Sur le théâtre de Tiphaine Raffier 

Il semble d’abord que le théâtre de Tiphaine Raffier est une parole du sacré, et que cette parole est double : regard critique porté sur le fait religieux, elle se mue parfois en un système de représentations qui transfigure le réel et le projette vers une réalité supérieure, devenant par là-même une croyance ; c’est dans cet interstice entre la critique et l’incarnation même de la foi que se situe la richesse de son art.

De fait, la porosité entre le regard porté sur l’objet et la parole de l’objet lui-même implique un basculement : moment de subversion dramatique et crucial - qui peut être tout autant coup de théâtre, métamorphose silencieuse et glissement tectonique où les figures chavirent vers d’autres unités de temps, de lieux et de peaux. C’est la cour de justice soudainement recouverte de la boue des tranchées, c’est le musicologue charismatique qui révèle sa terrible pédophilie à la faveur d’un itinéraire, le raisonnement scientifique qui devient l’apôtre des prophètes, ou le faitout usuel transfiguré en chaudron du sorcier. 
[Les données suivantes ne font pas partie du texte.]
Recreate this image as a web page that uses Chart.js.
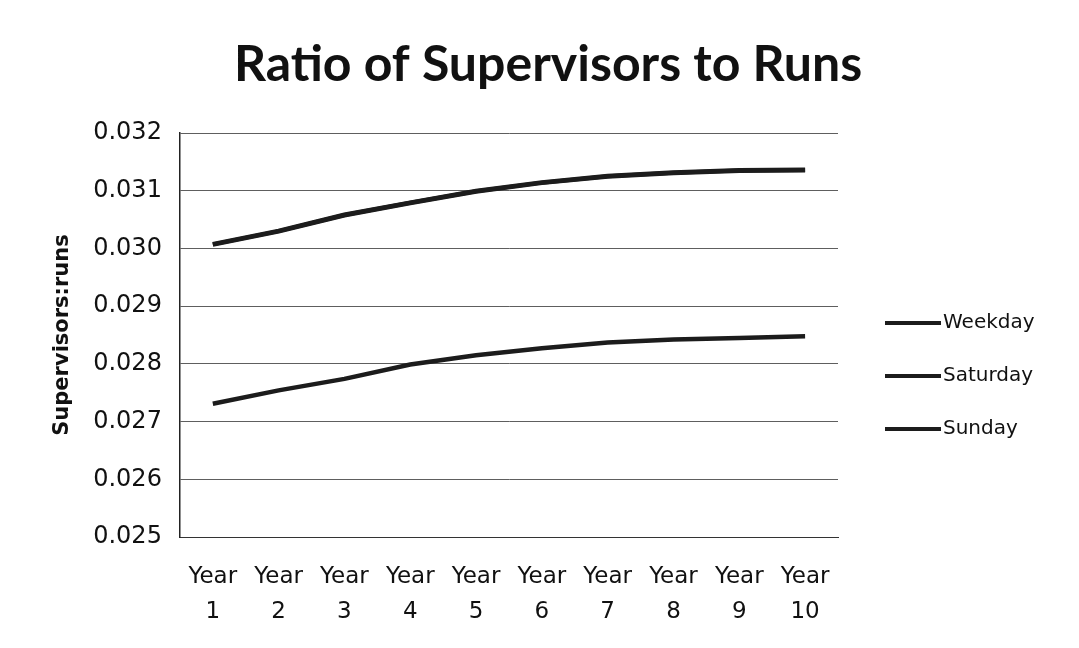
<!DOCTYPE html>
<html>
<head>
<meta charset="utf-8">
<script src="https://cdn.jsdelivr.net/npm/chart.js@4.4.1/dist/chart.umd.min.js"></script>
<style>
  html, body { margin: 0; padding: 0; background: #fff; }
  #wrap { width: 1079px; height: 648px; }
</style>
</head>
<body>
<div id="wrap"><canvas id="ratio-chart"></canvas></div>
<script>
// values
const years = [['Year', '1'], ['Year', '2'], ['Year', '3'], ['Year', '4'], ['Year', '5'],
               ['Year', '6'], ['Year', '7'], ['Year', '8'], ['Year', '9'], ['Year', '10']];
const weekday  = [0.02731, 0.02754, 0.02774, 0.02799, 0.02815, 0.02827, 0.02837, 0.02842, 0.02845, 0.02848];
const saturday = [0.03007, 0.03030, 0.03058, 0.03079, 0.03099, 0.03114, 0.03125, 0.03131, 0.03135, 0.03136];
const sunday   = [0.03007, 0.03030, 0.03058, 0.03079, 0.03099, 0.03114, 0.03125, 0.03131, 0.03135, 0.03136];
const yTicks = { min: 0.025, max: 0.032, step: 0.001 };

const ink = '#1c1c1c';
const textFont = 'DejaVu Sans';

const lineSet = (label, data, width) => ({
    label: label,
    data: data,
    borderColor: ink,
    backgroundColor: ink,
    borderWidth: width,
    pointRadius: 0,
    tension: 0,
    fill: false
});

// legend to the right of the plot, one line sample per series
const sideLegend = {
    id: 'sideLegend',
    afterDraw: (chart) => {
        const ctx = chart.ctx;
        const area = chart.chartArea;
        const x0 = area.right + 47;
        const y0 = area.top + 190;
        ctx.save();
        ctx.font = '20px "' + textFont + '"';
        ctx.textBaseline = 'middle';
        ctx.fillStyle = '#111';
        chart.data.datasets.forEach((ds, i) => {
            const y = y0 + i * 53;
            ctx.strokeStyle = ds.borderColor;
            ctx.lineWidth = 4;
            ctx.beginPath();
            ctx.moveTo(x0, y);
            ctx.lineTo(x0 + 56, y);
            ctx.stroke();
            ctx.fillText(ds.label, x0 + 58, y);
        });
        ctx.restore();
    }
};

const config = {
    type: 'line',
    data: {
        labels: years,
        datasets: [
            lineSet('Weekday', weekday, 4.5),
            lineSet('Saturday', saturday, 5),
            lineSet('Sunday', sunday, 4)
        ]
    },
    options: {
        responsive: true,
        maintainAspectRatio: false,
        animation: false,
        layout: { padding: { left: 47, right: 30, top: 0, bottom: -4 } },
        plugins: {
            title: {
                display: true,
                text: 'Ratio of Supervisors to Runs',
                color: '#111',
                font: { family: 'Lato', size: 50, weight: 'bold', lineHeight: 1.2 },
                padding: { top: 35, bottom: 38 }
            },
            legend: { display: false },
            tooltip: { enabled: false }
        },
        scales: {
            x: {
                offset: true,
                grid: { display: false, drawTicks: false },
                border: { display: true, color: '#333', width: 1 },
                ticks: {
                    color: '#111',
                    font: { family: textFont, size: 23, lineHeight: 1.5 },
                    padding: 23,
                    maxRotation: 0,
                    autoSkip: false
                }
            },
            y: {
                min: yTicks.min,
                max: yTicks.max,
                grid: { color: '#5e5e5e', lineWidth: 1, drawTicks: false },
                border: { display: true, color: '#222', width: 1.5 },
                ticks: {
                    stepSize: yTicks.step,
                    color: '#111',
                    font: { family: textFont, size: 24 },
                    padding: 18,
                    callback: (v) => v.toFixed(3)
                },
                title: {
                    display: true,
                    text: 'Supervisors:runs',
                    color: '#111',
                    font: { family: textFont, size: 21, weight: 'bold', lineHeight: 1.2 },
                    padding: { top: 3, bottom: 0 }
                }
            },
            gap: {
                // empty scale on the right, leaves room for the legend
                position: 'right',
                display: true,
                grid: { display: false },
                border: { display: false },
                ticks: { display: false },
                afterFit: (scale) => { scale.width = 211; }
            }
        }
    },
    plugins: [sideLegend]
};

const ratioChart = new Chart(document.getElementById('ratio-chart'), config);
</script>
</body>
</html>
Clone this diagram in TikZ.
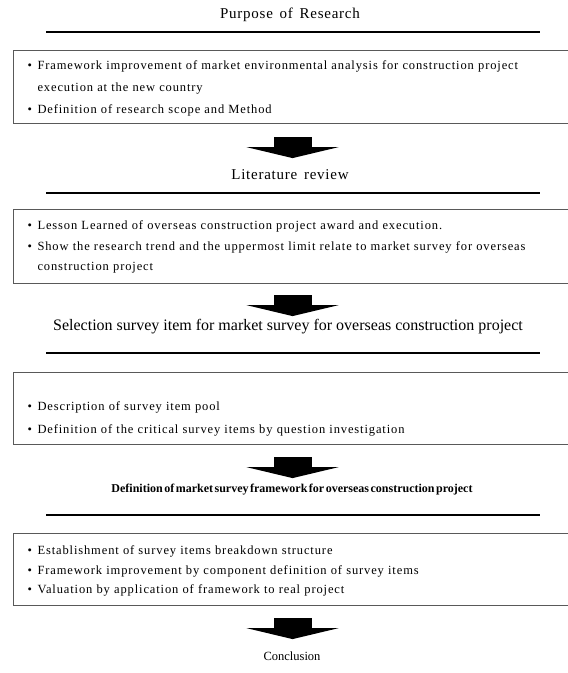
\documentclass[tikz,border=0pt]{standalone}
\usepackage{fontspec}
\setmainfont{Liberation Serif}
\newfontfamily\itemfont{Liberation Serif}[LetterSpace=7,WordSpace=2]
\newfontfamily\headfont{Liberation Serif}[LetterSpace=5,WordSpace=1.5]
\newfontfamily\tightfont{Liberation Serif}[WordSpace=0.5]
\usetikzlibrary{arrows.meta,positioning}

\newcommand{\bul}{\makebox[10pt][l]{\textbullet}}
\newcommand{\cont}{\hspace*{10pt}}

\tikzstyle{heading}=[inner sep=0pt, font=\headfont\fontsize{15}{17}\selectfont]
\tikzstyle{rulebar}=[fill=black, inner sep=0pt, minimum width=494pt, minimum height=1.5pt]
\tikzstyle{itembox}=[draw=black!65, line width=1.1pt, anchor=north west, inner xsep=14pt, inner ysep=0pt,
    text width=530pt, align=left, font=\itemfont\fontsize{12.5}{22}\selectfont]
\tikzstyle{blockarrow}=[line width=38pt, -{Triangle[width=92pt,length=11pt]}]

\begin{document}
\begin{tikzpicture}[x=1pt, y=1pt]
  \clip (0,0) rectangle (568,-673);

  \node [heading] (purpose) at (290,-15) {Purpose of Research};
  \node [rulebar] (rule1) at (293,-32) {};
  \node [itembox, minimum height=73pt] (box1) at (13,-50) {%
    \rule{0pt}{12pt}\bul Framework improvement of market environmental analysis for construction project\\
    \cont execution at the new country\\
    \bul Definition of research scope and Method};

  \node [heading] (review) at (290,-175) {Literature review};
  \node [rulebar] (rule2) at (293,-193) {};
  \node [itembox, minimum height=74pt, font=\itemfont\fontsize{12.5}{20.5}\selectfont] (box2) at (13,-209) {%
    \rule{0pt}{10pt}\bul Lesson Learned of overseas construction project award and execution.\\
    \bul Show the research trend and the uppermost limit relate to market survey for overseas\\
    \cont construction project};

  \node [heading, font=\fontsize{16}{18}\selectfont] (selection) at (288,-327)
    {Selection survey item for market survey for overseas construction project};
  \node [rulebar] (rule3) at (293,-353) {};
  \node [itembox, minimum height=72pt, font=\itemfont\fontsize{12.5}{23}\selectfont] (box3) at (13,-372) {%
    \rule{0pt}{29pt}\bul Description of survey item pool\\
    \bul Definition of the critical survey items by question investigation};

  \node [heading, font=\tightfont\bfseries\fontsize{12}{14}\selectfont] (framework) at (292,-490)
    {Definition of market survey framework for overseas construction project};
  \node [rulebar] (rule4) at (293,-515) {};
  \node [itembox, minimum height=72pt, font=\itemfont\fontsize{12.5}{19.5}\selectfont] (box4) at (13,-533) {%
    \rule{0pt}{12pt}\bul Establishment of survey items breakdown structure\\
    \bul Framework improvement by component definition of survey items\\
    \bul Valuation by application of framework to real project};

  \node [heading, font=\fontsize{12.5}{14}\selectfont] (conclusion) at (292,-656) {Conclusion};

  % flow arrows
  \draw [blockarrow] ([yshift=-13pt]box1.south) -- ([yshift=-34pt]box1.south);
  \draw [blockarrow] ([yshift=-11pt]box2.south) -- ([yshift=-32pt]box2.south);
  \draw [blockarrow] ([yshift=-12pt]box3.south) -- ([yshift=-33pt]box3.south);
  \draw [blockarrow] ([yshift=-12pt]box4.south) -- ([yshift=-33pt]box4.south);
\end{tikzpicture}
\end{document}
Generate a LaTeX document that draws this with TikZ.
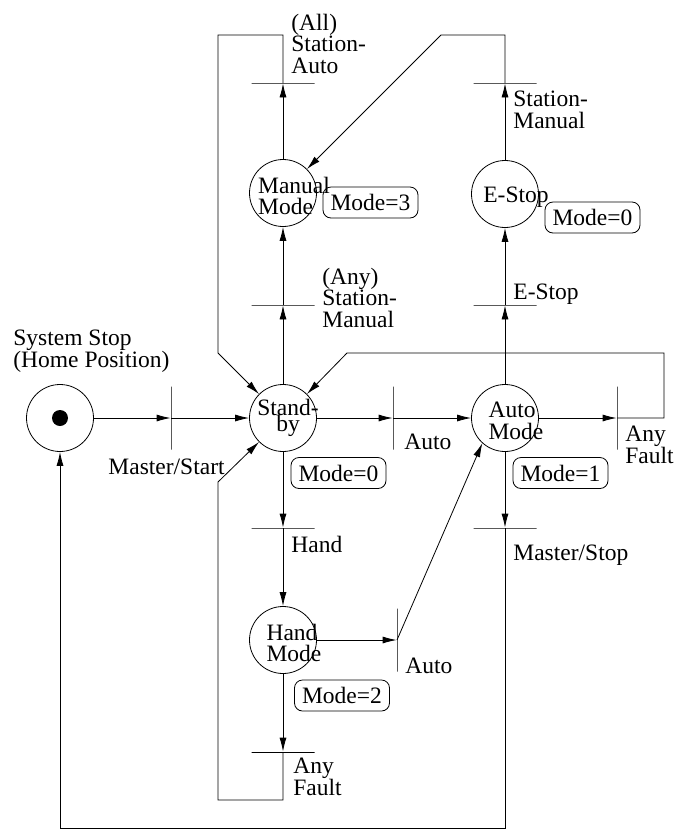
\documentclass[tikz,border=0pt]{standalone}
\usepackage{fontspec}
\setmainfont{Liberation Serif}
\usetikzlibrary{arrows.meta,positioning,calc}
\tikzset{
place/.style = {draw, circle, minimum size=67pt, inner sep=0pt},
ptext/.style = {align=left, inner sep=0pt, xshift=11pt, yshift=-3pt},
hbar/.style = {draw, rectangle, minimum width=63pt, minimum height=0pt, inner sep=0pt},
vbar/.style = {draw, rectangle, minimum width=0pt, minimum height=63pt, inner sep=0pt},
modebox/.style = {draw, rectangle, rounded corners=8pt, minimum width=95pt, minimum height=31pt, inner sep=0pt},
tlabel/.style = {anchor=base west, align=left, inner sep=0pt},
}

\begin{document}
\begin{tikzpicture}[x=1pt, y=-1pt, >={Latex[length=14pt,width=7pt]}, line width=0.8pt,
    font=\fontsize{23.5}{21.5}\selectfont]
    \useasboundingbox (0,0) rectangle (683,831);

    % places
    \node [place] (home) at (60,418) {};
    \fill (home.center) circle (8pt);
    \node [place, label={[ptext, align=center, xshift=-6pt, yshift=3pt]center:Stand-\\[-6pt]by}] (standby) at (283,418) {};
    \node [place, label={[ptext]center:Manual\\Mode}] (manual) at (283,193) {};
    \node [place, label={[ptext]center:E-Stop}] (estop) at (505,194) {};
    \node [place, label={[ptext]center:Auto\\Mode}] (auto) at (505,418) {};
    \node [place, label={[ptext]center:Hand\\Mode}] (hand) at (283,640) {};

    % transitions
    \node [vbar] (tstart) at (171,418) {};
    \node [hbar] (tanyman) at (283,305) {};
    \node [hbar] (tallauto) at (283,83) {};
    \node [hbar] (tstman) at (505,83) {};
    \node [hbar] (testop) at (505,305) {};
    \node [vbar] (tauto) at (393,418) {};
    \node [vbar] (tfault) at (617,418) {};
    \node [hbar] (thand) at (283,528) {};
    \node [vbar] (thauto) at (397,640) {};
    \node [hbar] (thfault) at (283,752) {};
    \node [hbar] (tstop) at (505,528) {};

    % mode values
    \node [modebox] (mmanual) at (370.5,202.5) {Mode=3};
    \node [modebox] (mestop) at (592.5,217.5) {Mode=0};
    \node [modebox] (mstandby) at (338.5,473) {Mode=0};
    \node [modebox] (mauto) at (560.5,473) {Mode=1};
    \node [modebox] (mhand) at (342,695.5) {Mode=2};

    % transition labels (anchored on the last line)
    \node [tlabel] (lhome) at (13,367) {System Stop\\(Home Position)};
    \node [tlabel, anchor=base east] (lstart) at (225,474) {Master/Start};
    \node [tlabel] (lanyman) at (322,327) {(Any)\\Station-\\Manual};
    \node [tlabel] (lallauto) at (291,73) {(All)\\Station-\\Auto};
    \node [tlabel] (lstman) at (513,128) {Station-\\Manual};
    \node [tlabel] (lestop) at (513,299) {E-Stop};
    \node [tlabel] (lauto) at (404,449) {Auto};
    \node [tlabel] (lfault) at (625,463) {Any\\Fault};
    \node [tlabel] (lstop) at (513,560) {Master/Stop};
    \node [tlabel] (lhand) at (291,552) {Hand};
    \node [tlabel] (lhauto) at (405,673) {Auto};
    \node [tlabel] (lhfault) at (293,795) {Any\\Fault};

    % arcs
    \draw [->] (home) -- (tstart);
    \draw [->] (tstart) -- (standby);
    \draw [->] (standby) -- (tanyman);
    \draw [->] (tanyman) -- (manual);
    \draw [->] (manual) -- (tallauto);
    \draw [->] (tallauto.center) -- (283,35) -- (218,35) -- (218,353) -- (standby.135);
    \draw [->] (standby) -- (tauto);
    \draw [->] (tauto) -- (auto);
    \draw [->] (auto) -- (testop);
    \draw [->] (testop) -- (estop);
    \draw [->] (estop) -- (tstman);
    \draw [->] (tstman.center) -- (505,35) -- (441,35) -- (manual.45);
    \draw [->] (auto) -- (tfault);
    \draw [->] (tfault.center) -- (664,418) -- (664,353) -- (347,353) -- (standby.45);
    \draw [->] (auto) -- (tstop);
    \draw [->] (tstop.center) -- (505,828) -- (60,828) -- (home);
    \draw [->] (standby) -- (thand);
    \draw [->] (thand) -- (hand);
    \draw [->] (hand) -- (thauto);
    \draw [->] (thauto.center) -- (auto.228);
    \draw [->] (hand) -- (thfault);
    \draw [->] (thfault.center) -- (283,800) -- (218,800) -- (218,482) -- (standby.225);
\end{tikzpicture}
\end{document}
Dans cet aller-retour constant du miroir critique au grimoire magique, Tiphaine Raffier se plaît ainsi à ré-enchanter le monde. Son théâtre danse, chante et crie dans un grand rituel qui forme des figures mythiques et transforme l’anecdote en parabole  ; ses acteurs sont des possédés qui évangélisent l’assemblée, et le quatrième mur s’effondre de lui-même lorsque la prêche est totale.

Ce théâtre, devenu rituel et parole ensorcelée, se doit de déployer une grande science du mouvement pour que son geste de sacrement ne manque pas la créature. Dès lors, on comprend la prédilection de Raffier pour le débit rapide qui accole les répliques les unes aux autres dans le rythme effréné des dialogues tournoyant au plateau, rondes incessantes qui invoquent l’extase du Verbe et les chemins de la transe, jusqu’au moment où survient le tragique. Oui, ces gestes souverains n’existent que pour être brisés ! L’exaltation ne cesse jamais de tendre vers son point de rupture, et chaque crescendo contient, enfouie en lui-même, la nécessité du silence qui lui succèdera.  

Car ces transports de l’extase seront toujours rattrapés par le réel qui revient inlassablement au galop : la finitude est vengeresse, et il nous faudra oublier l’espérance déchue, pour croire de nouveau aux fables des actes suivant, avant que le rideau ne tombe définitivement sur le plateau, comme la nuit sur la terre encore fumante, en une ultime sentence.

À la lumière de ces considérations, on ne s’étonnera guère de l’importance que revêt le couple caméra-écran au sein des artifices d’un tel théâtre. Chavirements, ruptures et métamorphoses trouvent avec l’objectif de la caméra une puissance nouvelle : sur l’écran projeté dans le théâtre, apparaît soudainement le doppelgänger du spectacle vivant en train de se faire, monstrueux deus ex machina d’un nouveau genre. Ce qui nous frappe alors avec force, c’est que la caméra incarne le médium archétypale de notre thématique en ce qu’il ressuscite en lui-même la dialectique entre la critique et la parole : en projetant l’objet filmé dans cet autre cosmos qu’est l’écran, il fait émerger la possibilité du recul critique ; en se focalisant sur un point du plateau puis en le dilatant, il éventre le deçà du réel pour y arracher une parole intime et transfigurée. 

C’est dans cet entremêlement du réel et de son double, filmé puis ré-encadré, que peut finalement s’élever le mystère, objet suprême de la foi chrétienne, élan initiatique vers sa propre révélation. Comment interpréter ce plateau qui se fissure devant nos yeux hallucinés ? Qui croire à présent, et vers quelle fenêtre nous tourner ? Face à l’imitation que projette le geste cinématographique - qu’elle soit ersatz ou divination, le regard du spectateur doit donc nécessairement s’ouvrir à la multitude des fragments : la messe de Tiphaine Raffier ne cède pas aux sirènes de la consolation exégétique de l’office chrétien, la parabole n’est pas désépaissie par le prêtre, le mystère se voile de la brume bleutée des archipels, que nos barques fidèles parcourront à loisir.
Eh bien, que notre regard glisse d’île en île, avant que cette mer ne se jette sous le Corcovado.